■ **Record list**
__________

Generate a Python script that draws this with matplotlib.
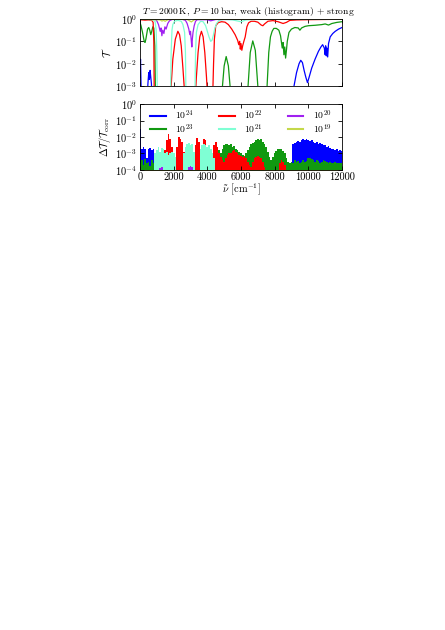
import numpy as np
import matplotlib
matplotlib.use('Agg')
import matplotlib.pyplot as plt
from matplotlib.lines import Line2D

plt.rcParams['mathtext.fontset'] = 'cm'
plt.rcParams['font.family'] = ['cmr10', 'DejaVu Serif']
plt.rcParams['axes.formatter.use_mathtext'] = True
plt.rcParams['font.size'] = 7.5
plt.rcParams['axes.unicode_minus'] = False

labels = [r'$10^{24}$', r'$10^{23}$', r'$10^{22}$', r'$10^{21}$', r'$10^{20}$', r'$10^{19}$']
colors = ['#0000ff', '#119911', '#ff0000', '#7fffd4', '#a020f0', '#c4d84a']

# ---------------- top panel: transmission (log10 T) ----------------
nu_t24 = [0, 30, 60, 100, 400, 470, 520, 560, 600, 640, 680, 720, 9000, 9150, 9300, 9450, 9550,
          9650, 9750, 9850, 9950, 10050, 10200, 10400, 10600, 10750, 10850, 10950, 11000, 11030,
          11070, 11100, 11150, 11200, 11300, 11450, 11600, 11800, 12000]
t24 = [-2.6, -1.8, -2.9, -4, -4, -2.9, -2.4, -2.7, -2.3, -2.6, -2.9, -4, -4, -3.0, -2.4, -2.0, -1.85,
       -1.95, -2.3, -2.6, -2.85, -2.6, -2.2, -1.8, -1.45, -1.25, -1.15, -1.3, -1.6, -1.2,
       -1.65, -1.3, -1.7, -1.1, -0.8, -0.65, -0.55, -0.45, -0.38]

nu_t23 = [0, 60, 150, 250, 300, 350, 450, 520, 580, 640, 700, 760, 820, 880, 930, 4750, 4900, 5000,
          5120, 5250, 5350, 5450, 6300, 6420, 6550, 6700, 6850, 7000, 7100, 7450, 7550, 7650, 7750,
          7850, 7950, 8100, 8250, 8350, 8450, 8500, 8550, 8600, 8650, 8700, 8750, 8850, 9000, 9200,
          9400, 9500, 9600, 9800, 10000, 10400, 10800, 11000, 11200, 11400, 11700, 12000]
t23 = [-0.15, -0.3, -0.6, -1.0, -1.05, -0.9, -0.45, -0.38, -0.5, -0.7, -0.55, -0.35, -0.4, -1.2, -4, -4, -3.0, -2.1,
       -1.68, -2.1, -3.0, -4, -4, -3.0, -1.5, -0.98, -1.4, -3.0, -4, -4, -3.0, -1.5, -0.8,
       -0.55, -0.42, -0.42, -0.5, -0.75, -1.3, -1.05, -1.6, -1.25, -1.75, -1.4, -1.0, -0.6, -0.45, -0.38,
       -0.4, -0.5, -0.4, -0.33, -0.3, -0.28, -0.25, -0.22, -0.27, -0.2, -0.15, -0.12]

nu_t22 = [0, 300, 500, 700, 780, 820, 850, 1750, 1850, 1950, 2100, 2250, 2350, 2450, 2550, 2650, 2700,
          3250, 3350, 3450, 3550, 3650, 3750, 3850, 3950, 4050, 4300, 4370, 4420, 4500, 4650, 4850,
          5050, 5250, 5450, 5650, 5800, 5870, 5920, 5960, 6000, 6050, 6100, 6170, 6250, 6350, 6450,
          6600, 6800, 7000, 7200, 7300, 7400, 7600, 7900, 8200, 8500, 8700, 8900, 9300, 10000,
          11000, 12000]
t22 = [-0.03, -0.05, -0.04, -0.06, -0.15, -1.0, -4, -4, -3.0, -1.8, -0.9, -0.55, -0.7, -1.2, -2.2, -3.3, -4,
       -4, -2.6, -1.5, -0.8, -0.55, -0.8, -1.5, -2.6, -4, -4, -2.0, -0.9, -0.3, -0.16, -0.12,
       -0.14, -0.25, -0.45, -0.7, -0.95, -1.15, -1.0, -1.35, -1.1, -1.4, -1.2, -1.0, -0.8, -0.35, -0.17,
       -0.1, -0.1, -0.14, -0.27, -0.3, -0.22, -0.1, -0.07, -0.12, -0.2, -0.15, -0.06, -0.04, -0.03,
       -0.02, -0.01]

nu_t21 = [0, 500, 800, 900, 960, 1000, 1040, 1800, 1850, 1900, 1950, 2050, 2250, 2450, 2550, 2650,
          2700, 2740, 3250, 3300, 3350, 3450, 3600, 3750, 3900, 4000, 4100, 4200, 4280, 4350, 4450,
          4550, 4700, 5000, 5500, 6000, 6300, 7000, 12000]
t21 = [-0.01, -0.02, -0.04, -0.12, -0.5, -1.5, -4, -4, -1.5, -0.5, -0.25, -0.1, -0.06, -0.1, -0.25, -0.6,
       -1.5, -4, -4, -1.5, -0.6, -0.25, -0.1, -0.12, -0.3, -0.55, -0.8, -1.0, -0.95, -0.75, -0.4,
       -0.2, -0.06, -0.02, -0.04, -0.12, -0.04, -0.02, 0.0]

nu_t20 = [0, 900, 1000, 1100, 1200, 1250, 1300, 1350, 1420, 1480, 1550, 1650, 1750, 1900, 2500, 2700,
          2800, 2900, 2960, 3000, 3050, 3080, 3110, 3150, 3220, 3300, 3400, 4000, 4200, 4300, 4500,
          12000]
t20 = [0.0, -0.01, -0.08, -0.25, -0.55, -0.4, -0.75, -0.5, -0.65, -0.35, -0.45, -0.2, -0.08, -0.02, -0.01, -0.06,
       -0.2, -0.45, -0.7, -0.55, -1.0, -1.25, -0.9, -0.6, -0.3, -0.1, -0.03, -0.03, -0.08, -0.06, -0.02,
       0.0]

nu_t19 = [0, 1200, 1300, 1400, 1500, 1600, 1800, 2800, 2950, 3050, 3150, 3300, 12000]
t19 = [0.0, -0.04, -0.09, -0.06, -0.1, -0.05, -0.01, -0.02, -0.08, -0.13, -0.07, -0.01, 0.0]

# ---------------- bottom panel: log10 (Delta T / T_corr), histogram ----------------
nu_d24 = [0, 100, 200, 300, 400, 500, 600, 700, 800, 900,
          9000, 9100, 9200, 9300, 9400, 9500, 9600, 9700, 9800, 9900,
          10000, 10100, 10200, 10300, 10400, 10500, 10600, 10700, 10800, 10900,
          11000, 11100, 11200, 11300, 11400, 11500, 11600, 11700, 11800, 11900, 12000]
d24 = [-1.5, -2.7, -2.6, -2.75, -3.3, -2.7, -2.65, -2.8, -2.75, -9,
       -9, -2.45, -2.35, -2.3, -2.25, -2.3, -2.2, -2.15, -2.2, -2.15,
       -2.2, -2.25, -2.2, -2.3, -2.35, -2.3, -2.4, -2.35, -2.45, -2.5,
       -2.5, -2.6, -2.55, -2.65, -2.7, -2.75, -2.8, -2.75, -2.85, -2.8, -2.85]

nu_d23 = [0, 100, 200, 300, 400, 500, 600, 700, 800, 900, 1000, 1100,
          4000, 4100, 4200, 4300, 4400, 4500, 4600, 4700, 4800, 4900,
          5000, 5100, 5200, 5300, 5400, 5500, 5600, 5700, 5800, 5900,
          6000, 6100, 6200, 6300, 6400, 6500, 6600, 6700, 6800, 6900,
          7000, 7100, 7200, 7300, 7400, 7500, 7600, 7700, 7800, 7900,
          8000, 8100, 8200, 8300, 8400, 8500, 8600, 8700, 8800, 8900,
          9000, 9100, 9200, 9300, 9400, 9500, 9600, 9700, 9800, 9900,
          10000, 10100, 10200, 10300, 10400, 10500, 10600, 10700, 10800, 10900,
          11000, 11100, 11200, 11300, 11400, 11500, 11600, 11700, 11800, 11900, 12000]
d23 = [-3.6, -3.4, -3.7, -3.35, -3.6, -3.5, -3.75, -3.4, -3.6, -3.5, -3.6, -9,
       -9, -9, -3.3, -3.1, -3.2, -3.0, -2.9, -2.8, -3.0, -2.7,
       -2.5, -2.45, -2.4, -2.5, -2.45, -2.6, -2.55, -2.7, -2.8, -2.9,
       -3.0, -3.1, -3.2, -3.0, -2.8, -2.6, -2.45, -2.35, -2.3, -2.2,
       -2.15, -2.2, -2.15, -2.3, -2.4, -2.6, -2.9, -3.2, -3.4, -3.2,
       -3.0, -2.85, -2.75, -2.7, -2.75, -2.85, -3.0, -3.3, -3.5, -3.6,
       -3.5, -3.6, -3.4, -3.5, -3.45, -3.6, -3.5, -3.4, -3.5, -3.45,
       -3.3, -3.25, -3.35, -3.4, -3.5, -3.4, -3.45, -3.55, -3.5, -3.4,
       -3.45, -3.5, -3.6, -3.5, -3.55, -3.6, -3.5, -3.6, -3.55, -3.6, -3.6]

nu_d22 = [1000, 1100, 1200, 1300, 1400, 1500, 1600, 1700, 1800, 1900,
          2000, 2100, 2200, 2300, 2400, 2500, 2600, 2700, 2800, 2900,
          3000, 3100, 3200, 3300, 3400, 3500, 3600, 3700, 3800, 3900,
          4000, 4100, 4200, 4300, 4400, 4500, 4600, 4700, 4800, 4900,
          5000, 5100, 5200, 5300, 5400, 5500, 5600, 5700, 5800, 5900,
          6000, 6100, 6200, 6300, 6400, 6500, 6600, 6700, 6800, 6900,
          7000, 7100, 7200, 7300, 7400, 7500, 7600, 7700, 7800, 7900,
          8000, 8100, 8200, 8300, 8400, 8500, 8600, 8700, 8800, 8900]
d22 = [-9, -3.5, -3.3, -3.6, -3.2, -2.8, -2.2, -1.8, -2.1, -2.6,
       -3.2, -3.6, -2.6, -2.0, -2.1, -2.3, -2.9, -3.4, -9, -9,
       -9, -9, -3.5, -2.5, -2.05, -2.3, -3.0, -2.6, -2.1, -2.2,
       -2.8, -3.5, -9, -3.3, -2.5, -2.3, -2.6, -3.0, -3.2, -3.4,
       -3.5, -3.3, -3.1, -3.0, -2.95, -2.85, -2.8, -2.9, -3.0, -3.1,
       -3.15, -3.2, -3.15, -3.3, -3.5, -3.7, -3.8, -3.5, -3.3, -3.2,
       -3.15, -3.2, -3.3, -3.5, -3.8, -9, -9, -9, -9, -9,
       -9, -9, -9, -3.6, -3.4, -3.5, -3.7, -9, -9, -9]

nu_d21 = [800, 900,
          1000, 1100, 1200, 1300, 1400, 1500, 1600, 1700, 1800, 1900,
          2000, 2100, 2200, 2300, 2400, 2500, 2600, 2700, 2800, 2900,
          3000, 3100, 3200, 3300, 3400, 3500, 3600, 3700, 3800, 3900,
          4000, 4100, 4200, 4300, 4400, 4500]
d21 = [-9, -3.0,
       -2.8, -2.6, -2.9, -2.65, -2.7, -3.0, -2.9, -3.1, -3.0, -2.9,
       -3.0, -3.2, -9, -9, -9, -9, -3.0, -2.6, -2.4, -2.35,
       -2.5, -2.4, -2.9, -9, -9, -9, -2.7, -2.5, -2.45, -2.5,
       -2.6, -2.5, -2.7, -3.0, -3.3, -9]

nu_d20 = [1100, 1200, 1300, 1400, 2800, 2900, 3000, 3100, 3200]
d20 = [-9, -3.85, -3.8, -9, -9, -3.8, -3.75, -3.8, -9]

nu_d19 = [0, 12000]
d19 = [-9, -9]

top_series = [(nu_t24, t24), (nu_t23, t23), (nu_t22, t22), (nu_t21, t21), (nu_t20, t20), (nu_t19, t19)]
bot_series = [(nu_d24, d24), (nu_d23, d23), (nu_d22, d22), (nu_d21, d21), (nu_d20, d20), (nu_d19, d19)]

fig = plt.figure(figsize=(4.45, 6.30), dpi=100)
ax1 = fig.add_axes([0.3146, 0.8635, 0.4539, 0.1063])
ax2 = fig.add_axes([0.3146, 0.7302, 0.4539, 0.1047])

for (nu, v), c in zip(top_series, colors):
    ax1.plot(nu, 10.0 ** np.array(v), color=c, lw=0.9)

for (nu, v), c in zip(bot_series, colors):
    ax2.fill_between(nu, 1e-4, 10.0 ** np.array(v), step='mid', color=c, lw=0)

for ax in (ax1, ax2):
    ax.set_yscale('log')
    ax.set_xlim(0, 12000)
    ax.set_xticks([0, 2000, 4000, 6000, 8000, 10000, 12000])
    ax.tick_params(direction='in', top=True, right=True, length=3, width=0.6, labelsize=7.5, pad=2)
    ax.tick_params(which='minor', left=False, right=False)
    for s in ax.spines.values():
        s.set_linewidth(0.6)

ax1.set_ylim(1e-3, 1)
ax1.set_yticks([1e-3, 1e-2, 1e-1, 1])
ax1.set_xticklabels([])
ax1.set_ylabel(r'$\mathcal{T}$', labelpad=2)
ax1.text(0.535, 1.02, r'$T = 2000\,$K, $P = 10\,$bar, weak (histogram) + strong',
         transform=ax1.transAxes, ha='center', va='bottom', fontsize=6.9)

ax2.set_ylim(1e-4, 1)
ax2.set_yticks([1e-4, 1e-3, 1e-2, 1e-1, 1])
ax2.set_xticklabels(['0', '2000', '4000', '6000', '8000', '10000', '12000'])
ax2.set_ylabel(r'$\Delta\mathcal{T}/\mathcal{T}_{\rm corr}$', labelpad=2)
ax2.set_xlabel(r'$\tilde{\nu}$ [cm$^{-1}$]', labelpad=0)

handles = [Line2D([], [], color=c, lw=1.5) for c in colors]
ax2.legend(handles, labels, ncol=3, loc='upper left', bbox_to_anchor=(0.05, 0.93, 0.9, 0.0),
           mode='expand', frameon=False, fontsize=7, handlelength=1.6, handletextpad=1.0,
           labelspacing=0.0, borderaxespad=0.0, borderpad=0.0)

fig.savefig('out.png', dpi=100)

__________

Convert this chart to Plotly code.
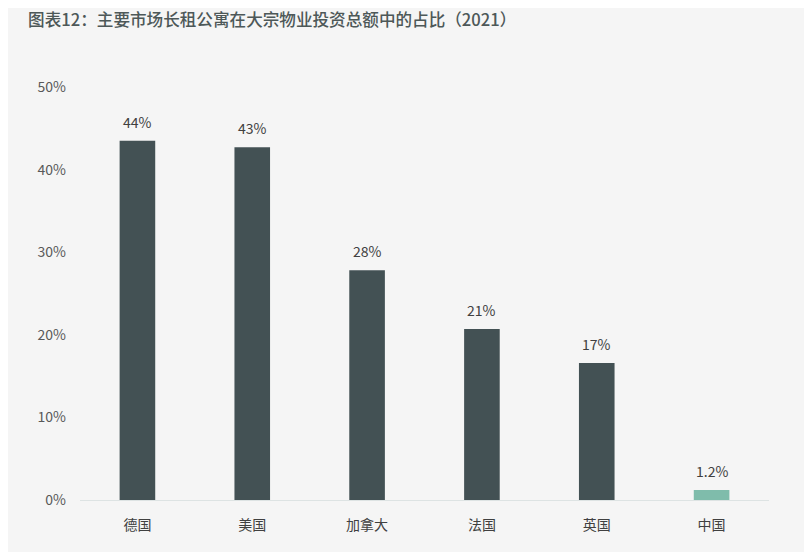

__________

■ **Your goal**
Of the lines above, quote exactly those from the one with "Generate a Python" through the one with "from matplotlib.lines import Line2D", ends included; pictures stay out.

■ **Right answer**
Generate a Python script that draws this with matplotlib.
import numpy as np
import matplotlib
matplotlib.use('Agg')
import matplotlib.pyplot as plt
from matplotlib.lines import Line2D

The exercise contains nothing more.